Carpe Diem

Ler algo, seja num livro ou num blogue, de alguém que conhecemos pessoalmente não deixa de ter o seu quê de exploração psicológica. Tentamos mais afincadamente descobrir o sentido das suas palavras, certos de que haverão de ter algum sentido, confiantes de que haverá ali algo de auto-biográfico. Sempre fica uma ponta ou outra. Vamos então tentando encaixar as peças, fazendo a ponte com aquilo que sabemos de facto ou que imaginamos. Procuramos o que está por debaixo. Por vezes surpreendemo-nos: a pessoa que lemos não é afinal a mesma que conhecemos. Ou, simplesmente, nunca conhecemos ninguém tão bem quanto julgamos. Pode porém suceder também o contrário, termos noção de que não conhecemos o autor na realidade e, ao ler as suas palavras, verificar que o conhecemos desde sempre, pois reconhece-mo-nos nelas.

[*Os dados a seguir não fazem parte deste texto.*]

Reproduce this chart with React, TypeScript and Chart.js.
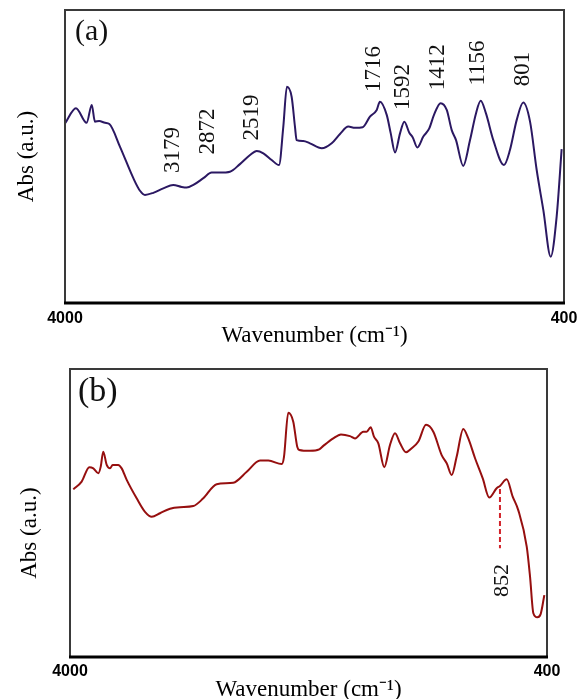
import React, { useEffect, useRef } from 'react';
import { Chart, registerables } from 'chart.js';

Chart.register(...registerables);

// x-axis tick values (wavenumber, cm-1)
const xTicks = [4000, 400];

// Panel (a)
const waveA = [4000, 3921, 3844, 3807, 3784, 3753, 3711, 3680, 3603, 3507, 3459, 3423, 3363, 3291, 3219, 3158, 3122, 3074, 3002, 2942, 2882, 2810, 2738, 2665, 2617, 2569, 2509, 2456, 2425, 2399, 2365, 2341, 2329, 2281, 2233, 2148, 2076, 2016, 1956, 1908, 1852, 1800, 1751, 1728, 1679, 1650, 1619, 1583, 1552, 1516, 1492, 1458, 1415, 1372, 1338, 1290, 1246, 1210, 1179, 1127, 1078, 1035, 1001, 963, 910, 833, 790, 741, 694, 645, 597, 549, 496, 453, 417];
const absA = [61.3, 66.5, 61.5, 67.6, 61.9, 62.1, 61.5, 61.1, 53.3, 42.6, 38.3, 36.9, 37.6, 39.1, 40.3, 39.6, 39.4, 40.3, 42.6, 44.5, 44.5, 44.8, 47.4, 50.5, 51.9, 51.1, 48.8, 47.1, 60.2, 73.8, 70.4, 60.2, 55.6, 55.3, 54.5, 52.8, 54.5, 57.7, 60.2, 59.8, 60.0, 63.6, 65.9, 68.7, 64.2, 57.9, 51.4, 57.9, 61.9, 58.1, 56.6, 53.1, 56.8, 59.6, 64.2, 68.2, 65.9, 59.0, 55.6, 46.8, 55.6, 64.7, 69.0, 64.7, 55.6, 47.1, 52.2, 62.5, 68.4, 61.9, 45.4, 31.7, 15.8, 29.5, 52.5];
const peakLabelsA = ['3179', '2872', '2519', '1716', '1592', '1412', '1156', '801'];
const peakLabelXA = [3219, 2966, 2653, 1771, 1559, 1307, 1018, 694];
const peakLabelYA = [52.2, 58.5, 63.3, 79.9, 73.7, 80.5, 81.9, 79.9];

// Panel (b)
const waveB = [3975, 3912, 3854, 3824, 3786, 3768, 3749, 3723, 3698, 3678, 3636, 3610, 3572, 3497, 3434, 3383, 3321, 3245, 3170, 3069, 2994, 2893, 2768, 2666, 2566, 2503, 2402, 2385, 2353, 2315, 2285, 2270, 2189, 2119, 2088, 2013, 1955, 1887, 1849, 1786, 1761, 1731, 1706, 1673, 1628, 1585, 1547, 1509, 1464, 1421, 1371, 1313, 1258, 1195, 1157, 1119, 1082, 1032, 994, 943, 885, 836, 780, 755, 704, 659, 617, 553, 528, 503, 473, 448, 420];
const absB = [58.2, 60.9, 65.9, 65.5, 63.8, 66.1, 71.3, 66.7, 65.5, 66.7, 66.7, 65.5, 61.5, 55.1, 50.4, 48.7, 49.9, 51.5, 52.0, 52.4, 55.1, 60.0, 60.5, 64.3, 68.2, 68.2, 67.0, 69.5, 84.8, 81.7, 73.0, 71.9, 71.6, 72.1, 73.3, 75.9, 77.3, 76.7, 75.9, 78.2, 78.2, 79.8, 76.5, 74.2, 65.9, 73.6, 77.7, 74.2, 71.1, 72.5, 74.8, 80.6, 78.2, 70.1, 67.3, 63.2, 69.5, 79.2, 75.9, 69.0, 62.0, 55.4, 58.6, 59.4, 61.7, 55.7, 51.0, 38.3, 27.9, 15.2, 13.8, 14.9, 21.5];
const markerLabelB = '852';
const markerXB = 755;
const markerTopB = 58.3;
const markerBottomB = 37.8;
const markerLabelXB = 740;
const markerLabelYB = 26.6;

const SERIF = '"Liberation Serif", "Times New Roman", serif';
const SANS = '"Liberation Sans", Arial, sans-serif';

type PanelOpts = {
  wave: number[];
  abs: number[];
  color: string;
  letter: string;
  letterSize: number;
  letterDX: number;
  letterDY: number;
  padTop: number;
  padRight: number;
  xAxisHeight: number;
  yAxisWidth: number;
  xTickPad: number;
  xTitlePad: number;
  yTitlePad: number;
  yTitle: string;
  labels?: string[];
  labelX?: number[];
  labelY?: number[];
  marker?: { x: number; top: number; bottom: number; label: string; lx: number; ly: number };
};

function makeConfig(p: PanelOpts): any {
  const annot = {
    id: 'annot',
    afterDatasetsDraw(chart: any) {
      const { ctx, chartArea: a, scales } = chart;
      const x = scales.x;
      const y = scales.y;
      ctx.save();
      // frame
      ctx.strokeStyle = '#3a3a3a';
      ctx.lineWidth = 2;
      ctx.strokeRect(a.left, a.top, a.right - a.left, a.bottom - a.top);
      ctx.strokeStyle = '#000';
      ctx.lineWidth = 3;
      ctx.beginPath();
      ctx.moveTo(a.left - 1, a.bottom);
      ctx.lineTo(a.right + 1, a.bottom);
      ctx.stroke();
      // panel letter
      ctx.fillStyle = '#111';
      ctx.font = `${p.letterSize}px ${SERIF}`;
      ctx.textAlign = 'left';
      ctx.textBaseline = 'alphabetic';
      ctx.fillText(p.letter, a.left + p.letterDX, a.top + p.letterDY);
      // peak labels
      ctx.font = `23px ${SERIF}`;
      ctx.textAlign = 'center';
      ctx.textBaseline = 'middle';
      (p.labels || []).forEach((t, i) => {
        const px = x.getPixelForValue(p.labelX![i]);
        const py = y.getPixelForValue(p.labelY![i]);
        ctx.save();
        ctx.translate(px, py);
        ctx.rotate(-Math.PI / 2);
        ctx.fillText(t, 0, 0);
        ctx.restore();
      });
      if (p.marker) {
        const m = p.marker;
        const mx = x.getPixelForValue(m.x);
        ctx.strokeStyle = '#d2232a';
        ctx.lineWidth = 2;
        ctx.setLineDash([5, 3]);
        ctx.beginPath();
        ctx.moveTo(mx, y.getPixelForValue(m.top));
        ctx.lineTo(mx, y.getPixelForValue(m.bottom));
        ctx.stroke();
        ctx.setLineDash([]);
        ctx.save();
        ctx.translate(x.getPixelForValue(m.lx), y.getPixelForValue(m.ly));
        ctx.rotate(-Math.PI / 2);
        ctx.font = `22px ${SERIF}`;
        ctx.fillStyle = '#111';
        ctx.fillText(m.label, 0, 0);
        ctx.restore();
      }
      ctx.restore();
    },
  };

  return {
    type: 'line',
    data: {
      datasets: [
        {
          data: p.wave.map((w, i) => ({ x: w, y: p.abs[i] })),
          borderColor: p.color,
          borderWidth: 2,
          pointRadius: 0,
          cubicInterpolationMode: 'monotone',
          fill: false,
        },
      ],
    },
    options: {
      animation: false,
      responsive: false,
      maintainAspectRatio: false,
      layout: {
        autoPadding: false,
        padding: { top: p.padTop, right: p.padRight, left: 0, bottom: 0 },
      },
      plugins: { legend: { display: false }, tooltip: { enabled: false } },
      scales: {
        x: {
          type: 'linear',
          reverse: true,
          min: 400,
          max: 4000,
          afterBuildTicks: (s: any) => {
            s.ticks = xTicks.map((v) => ({ value: v }));
          },
          afterFit: (s: any) => {
            s.height = p.xAxisHeight;
          },
          grid: { display: false },
          border: { display: false },
          ticks: {
            autoSkip: false,
            maxRotation: 0,
            minRotation: 0,
            padding: p.xTickPad,
            color: '#000',
            font: { family: SANS, size: 16, weight: 'bold' },
            callback: (v: any) => String(v),
          },
          title: {
            display: true,
            text: 'Wavenumber (cm\u207B\u00B9)',
            color: '#000',
            font: { family: SERIF, size: 23, lineHeight: 0.8 },
            padding: { top: 0, bottom: p.xTitlePad },
          },
        },
        y: {
          min: 0,
          max: 100,
          afterFit: (s: any) => {
            s.width = p.yAxisWidth;
          },
          grid: { display: false },
          border: { display: false },
          ticks: { display: false },
          title: {
            display: true,
            text: p.yTitle,
            color: '#000',
            font: { family: SERIF, size: 23, lineHeight: 0.8 },
            padding: { top: p.yTitlePad, bottom: 0 },
          },
        },
      },
    },
    plugins: [annot],
  };
}

export default function App() {
  const refA = useRef<HTMLCanvasElement>(null);
  const refB = useRef<HTMLCanvasElement>(null);

  useEffect(() => {
    const a = new Chart(
      refA.current!,
      makeConfig({
        wave: waveA,
        abs: absA,
        color: '#2b1862',
        letter: '(a)',
        letterSize: 30,
        letterDX: 10,
        letterDY: 30,
        padTop: 10,
        padRight: 20,
        xAxisHeight: 47,
        yAxisWidth: 65,
        xTickPad: -2,
        xTitlePad: 5,
        yTitlePad: 18,
        yTitle: 'Abs (a.u.)',
        labels: peakLabelsA,
        labelX: peakLabelXA,
        labelY: peakLabelYA,
      })
    );
    const b = new Chart(
      refB.current!,
      makeConfig({
        wave: waveB,
        abs: absB,
        color: '#960f0f',
        letter: '(b)',
        letterSize: 34,
        letterDX: 8,
        letterDY: 32,
        padTop: 19,
        padRight: 37,
        xAxisHeight: 42,
        yAxisWidth: 70,
        xTickPad: -3,
        xTitlePad: 0,
        yTitlePad: 21,
        yTitle: 'Abs (a.u.)\u00A0\u00A0\u00A0\u00A0\u00A0\u00A0\u00A0',
        marker: {
          x: markerXB,
          top: markerTopB,
          bottom: markerBottomB,
          label: markerLabelB,
          lx: markerLabelXB,
          ly: markerLabelYB,
        },
      })
    );
    return () => {
      a.destroy();
      b.destroy();
    };
  }, []);

  return (
    <div
      style={{
        position: 'absolute',
        left: 0,
        top: 0,
        width: 584,
        height: 699,
        overflow: 'hidden',
        background: '#fff',
      }}
    >
      <canvas
        ref={refA}
        width={584}
        height={350}
        style={{ position: 'absolute', left: 0, top: 0, width: 584, height: 350 }}
      />
      <canvas
        ref={refB}
        width={584}
        height={349}
        style={{ position: 'absolute', left: 0, top: 350, width: 584, height: 349 }}
      />
    </div>
  );
}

"E o seu corpo, juro, tem todas as marcas que o meu tem. Como o sei? Ela conseguiu expô-lo na sua arte, eu vi-o e vi-me. E li tudo o que escreveu, num dia de ânsia, devorei-a como ela jamais poderá imaginar, arranquei toda a sua casca, também sei por onde puxar, e descobri-me, frágil, dentro dela. Cosi-a de novo e afastei-me. Não sei o que fazer agora que me descobri neste corpo.
(...) Até porque, para mais, ela não é apenas eu. É tudo aquilo que eu gostaria de ser. É o meu ser em potência. Tem a força, a arte, o talento, a vida e até o estilo que eu gostava de ter. Sinto-me uma miniatura, uma amostra, um rabisco, um rascunho, um zigoto inviável. Como se tivessem pegado no meu ser e o tivessem plantado noutro corpo (semelhante ao meu) e ele tivesse germinado em força sem a minha vergonha e insuficiência. Odeio-a por ser o que sou e o que não chego a ser."